Are ULIDs globally unique across multiple servers?

With very high probability, yes. The 80-bit random component gives you roughly 1.21 × 10²⁴ possible values per millisecond. Collisions are astronomically unlikely even across hundreds of nodes generating IDs simultaneously. For absolute collision guarantees, you'd need a centralized ID server — but for most distributed systems, ULIDs are more than sufficient.

Should I use uppercase or lowercase ULIDs?

The official ULID specification defines uppercase as canonical. Use uppercase unless your system is case-sensitive and your existing identifiers are lowercase, or you're storing IDs in a context where lowercase is convention (e.g., some GraphQL schemas or JSON APIs). Both forms are functionally identical and sort the same way since Crockford Base32 uses only digits and letters A–Z.

Can two ULIDs generated in the same millisecond collide?

In theory, two ULIDs generated within the same millisecond share an identical timestamp prefix, so uniqueness depends entirely on the 80-bit random suffix. The chance of a collision is about 1 in 10²⁴ — effectively zero for any real-world application.

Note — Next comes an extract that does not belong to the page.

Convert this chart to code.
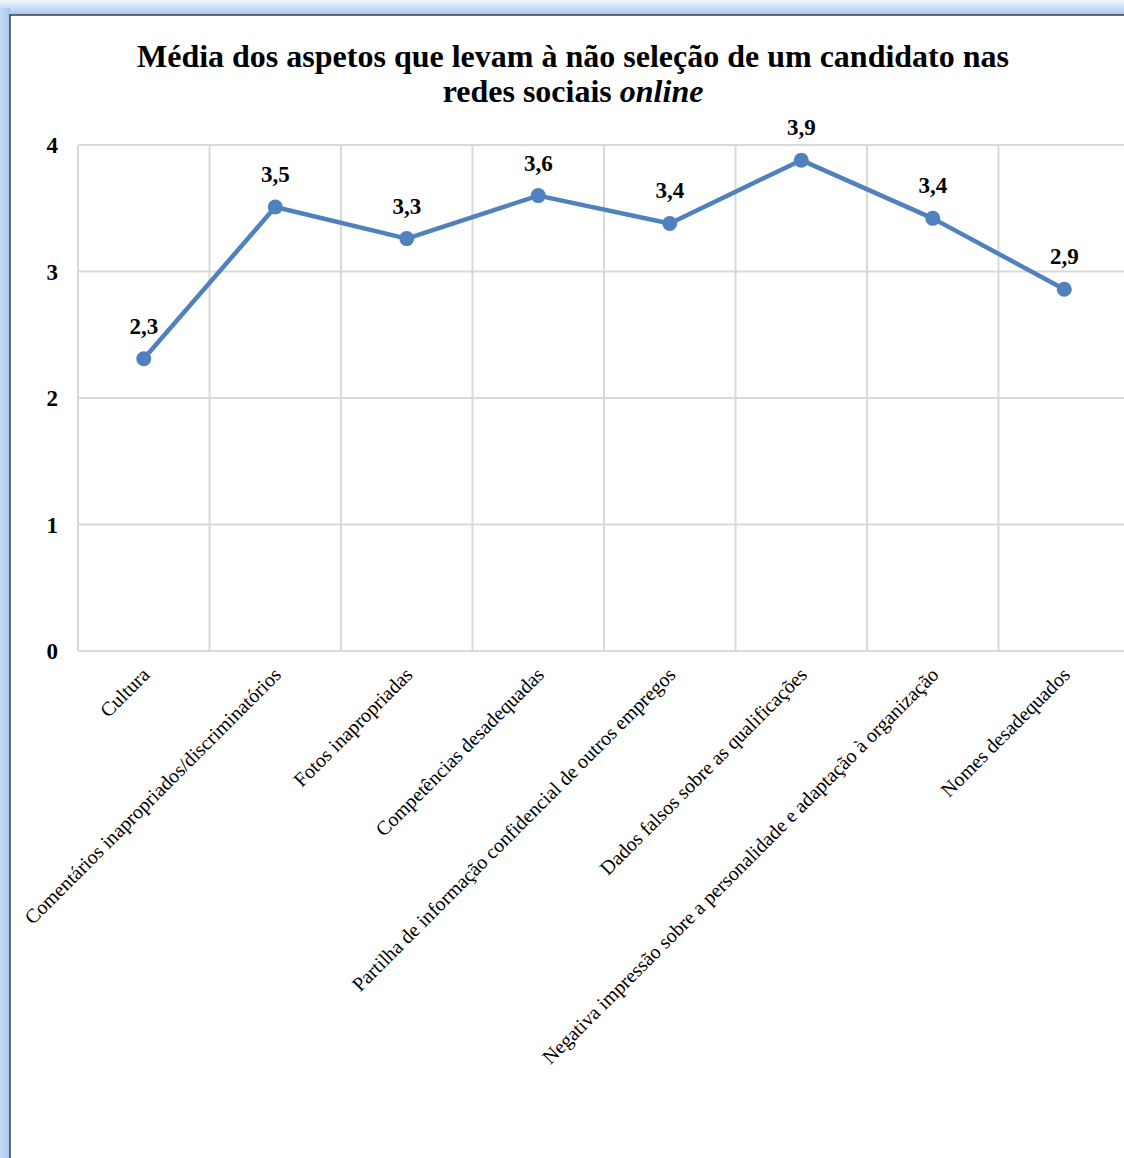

Some ULID libraries optionally increment the random component monotonically within a millisecond for strict ordering guarantees.

How do I use pre-generated ULIDs in a migration script?

Generate the batch here, copy the list, then paste it directly into your SQL INSERT statements or seed file. For example, in a Knex.js seed or Rails db/seeds.rb, assign each ID to a record manually. This is useful when you need referential integrity across tables — you can assign a parent ID and use it in child records before any database writes occur.

Are ULIDs URL-safe?

Yes. Crockford Base32 uses only digits 0–9 and letters A–Z (excluding I, L, O, U to avoid visual ambiguity). No special characters, no hyphens, no slashes. This makes ULIDs safe to use directly in URLs, filenames, S3 object keys, and HTTP headers without encoding.